Please note that this is not a complete guide or tuning tutorial, but more of a practical introduction that will hopefully make you curious enough to investigate further and experiment with Go’s GC on your own.
The content of this article refers to the Go 1.19+ version described in the documentation. Let’s get started!
What is Garbage Collection? #
Physical memory is a finite resource and because of that, it must be managed carefully and recycled in order to avoid running out of it while executing a program. Garbage collection is a form of automatic memory management. It attempts to reclaim memory occupied by your program (variables, objects, etc.) that is no longer in use by the program. These items are referred to as “garbage”. Even though the work done by the GC may feel like non-existent, because it is done in the background, it is actually very important for the developers because it allows them to focus on writing code without the need of doing manual memory-related work.
Before We Dive Deeper #
Before we dive into the details of how Go’s garbage collector works, I would like to explain key terms that are essential to understanding the topic.
- A pointer is a memory address that references a value within an object.
This naturally includes explicit Go pointers
(*T)
, but also includes parts of built-in Go values like strings, slices, maps and interfaces. All of them internally contain pointers that GC must trace. - Together, objects and pointers that connect them, form the object graph. To identify live memory, the GC starts from program roots (like stack variables and global variables) and traverses (“walks”) the object graph, following pointers, to discover which objects are reachable. The process of “walking” is called scanning. If an object can be reached from a root, it is considered reachable (“live”) and will not be collected by the GC. Otherwise, is is considered unreachable (“dead”) and its allocated memory will be reclaimed.
Go’s GC: The Basics #
The Go runtime automates memory management, which helps prevent memory leaks and many types of bugs. However, this automation comes at the cost of GC pauses and CPU overhead.
Go’s garbage collector primarily follows a tricolor mark-and-sweep algorithm that consists of three main phases:
- Mark phase — the GC starts from “root” references, such as the previously mentioned global and stack variables and marks all objects that it can reach.

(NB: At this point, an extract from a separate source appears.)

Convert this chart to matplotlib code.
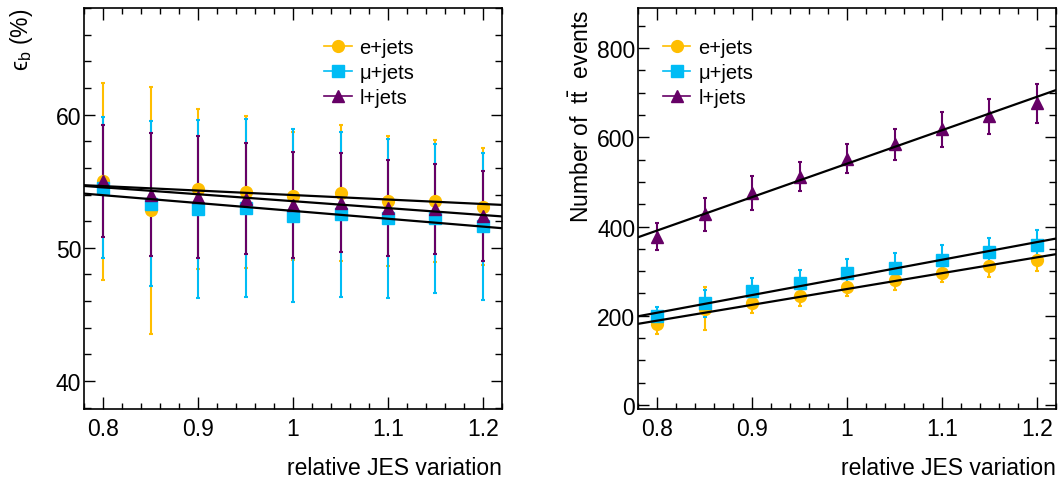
import numpy as np
import matplotlib
matplotlib.use("Agg")
import matplotlib.pyplot as plt
from matplotlib.ticker import MultipleLocator, FixedLocator
from matplotlib.lines import Line2D

plt.rcParams['font.family'] = ['Liberation Sans', 'DejaVu Sans']
plt.rcParams['mathtext.fontset'] = 'custom'
plt.rcParams['mathtext.rm'] = 'Liberation Sans'
plt.rcParams['mathtext.it'] = 'Liberation Sans:italic'
plt.rcParams['mathtext.fallback'] = 'stixsans'

# ---------------- data ----------------
jes = [0.80, 0.85, 0.90, 0.95, 1.00, 1.05, 1.10, 1.15, 1.20]
series_names = ["e+jets", "\u03bc+jets", "l+jets"]

# b-tagging efficiency (%)
eff_e = [55.0, 52.8, 54.4, 54.2, 53.9, 54.1, 53.5, 53.5, 53.1]
eff_e_err = [7.4, 9.3, 6.0, 5.7, 4.8, 5.1, 4.9, 4.6, 4.4]
eff_mu = [54.5, 53.3, 52.9, 53.0, 52.4, 52.5, 52.2, 52.2, 51.6]
eff_mu_err = [5.3, 6.2, 6.7, 6.7, 6.5, 6.2, 6.0, 5.6, 5.5]
eff_l = [55.0, 54.0, 53.8, 53.7, 53.2, 53.4, 53.0, 52.9, 52.4]
eff_l_err = [4.2, 4.6, 4.6, 4.2, 4.0, 3.7, 3.6, 3.4, 3.4]

# fitted lines: value at JES = 1 and slope
eff_fit_e = (53.96, -3.36)
eff_fit_mu = (52.77, -5.9)
eff_fit_l = (53.5, -5.2)

# number of ttbar events
n_e = [182, 216, 229, 245, 264, 280, 297, 311, 325]
n_e_err = [22, 48, 23, 22, 20, 22, 22, 25, 25]
n_mu = [199, 228, 255, 274, 295, 308, 326, 343, 358]
n_mu_err = [20, 30, 30, 29, 33, 33, 33, 31, 35]
n_l = [377, 428, 475, 512, 552, 584, 618, 647, 676]
n_l_err = [30, 37, 38, 33, 32, 35, 39, 40, 44]

n_fit_e = (260, 355)
n_fit_mu = (286, 396)
n_fit_l = (541, 750)

# ---------------- style ----------------
c_e = '#FFBE00'
c_mu = '#00BCF5'
c_l = '#660066'
markers = ['o', 's', '^']
colors = [c_e, c_mu, c_l]
msize = [8.5, 8.5, 9]

fig = plt.figure(figsize=(10.6, 4.81), dpi=100)
ax1 = fig.add_axes([84/1060, 71/481, 418/1060, 401/481])
ax2 = fig.add_axes([638/1060, 71/481, 418/1060, 401/481])

xfit = np.array([0.78, 1.22])


def draw(ax, ys, errs, fits, legend_x):
    for y, e, c, m, ms, name in zip(ys, errs, colors, markers, msize, series_names):
        ax.errorbar(jes, y, yerr=e, fmt=m, color=c, ms=ms, mec=c,
                    elinewidth=1.5, capsize=1.5, capthick=1.5, label=name,
                    zorder=3)
    for a, b in fits:
        ax.plot(xfit, a + b * (xfit - 1.0), color='black', lw=1.6, zorder=5)
    lh = [Line2D([], [], color=c, marker=m, ms=ms, lw=1.2, mec=c)
          for c, m, ms in zip(colors, markers, msize)]
    ax.legend(lh, series_names, loc='upper left',
              bbox_to_anchor=legend_x, frameon=False, fontsize=14.5,
              handlelength=1.35, handletextpad=0.4, labelspacing=0.3,
              borderpad=0.0, borderaxespad=0.0)
    ax.set_xlim(0.78, 1.22)
    ax.xaxis.set_major_locator(FixedLocator([0.8, 0.9, 1.0, 1.1, 1.2]))
    ax.xaxis.set_minor_locator(MultipleLocator(0.02))
    ax.set_xticklabels(['0.8', '0.9', '1', '1.1', '1.2'])
    ax.tick_params(axis='both', which='both', direction='in', top=True,
                   right=True, labelsize=16.5, width=1.0)
    ax.tick_params(axis='x', which='major', length=8.6, pad=6)
    ax.tick_params(axis='x', which='minor', length=4.3)
    ax.tick_params(axis='y', which='major', length=8.0, pad=2)
    ax.tick_params(axis='y', which='minor', length=5.0)
    for s in ax.spines.values():
        s.set_linewidth(1.2)
    ax.set_xlabel('relative JES variation', fontsize=16.5, loc='right',
                  labelpad=11)


draw(ax1, [eff_e, eff_mu, eff_l], [eff_e_err, eff_mu_err, eff_l_err],
     [eff_fit_e, eff_fit_mu, eff_fit_l], (0.575, 0.925))
ax1.set_ylim(37.9, 68.0)
ax1.yaxis.set_major_locator(MultipleLocator(10))
ax1.yaxis.set_minor_locator(MultipleLocator(2))
ax1.set_ylabel('$\\mathrm{\u03f5}_{\\rm b}$ (%)', fontsize=16.5, loc='top',
               labelpad=15)

draw(ax2, [n_e, n_mu, n_l], [n_e_err, n_mu_err, n_l_err],
     [n_fit_e, n_fit_mu, n_fit_l], (0.06, 0.925))
ax2.set_ylim(-9, 890)
ax2.yaxis.set_major_locator(MultipleLocator(200))
ax2.yaxis.set_minor_locator(MultipleLocator(50))
ax2.set_ylabel(r'Number of  t$\bar{\rm t}$  events', fontsize=16.5,
               loc='top', labelpad=2)

fig.savefig('out.png', dpi=100)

This is done incrementally and concurrently with your program. I will explain these terms in next section.
- Sweep phase — once marking is complete, the GC sweeps through the heap and frees memory taken by unmarked objects.
- Stop-the-world points — although most of the work happens concurrently, there are short stop-the-world (STW) pauses to coordinate phases, e.g., to start marking and to finish sweeping. These pauses typically last microseconds to low milliseconds, so in small, personal projects they won’t matter, but for low-latency applications (like HFT or Allegro), this might be crucial.
Tricolor Mark-and-Sweep — What Does It Mean? #
The tricolor mark-and-sweep algorithm is a way to classify objects in the heap into three colors: white, gray, and black.
- White objects are those that have not been marked yet, meaning they are not reachable from the root references. At the beginning of the GC cycle, all objects in the heap are white.
- Gray objects are those that have been marked, but their references have not been fully explored yet.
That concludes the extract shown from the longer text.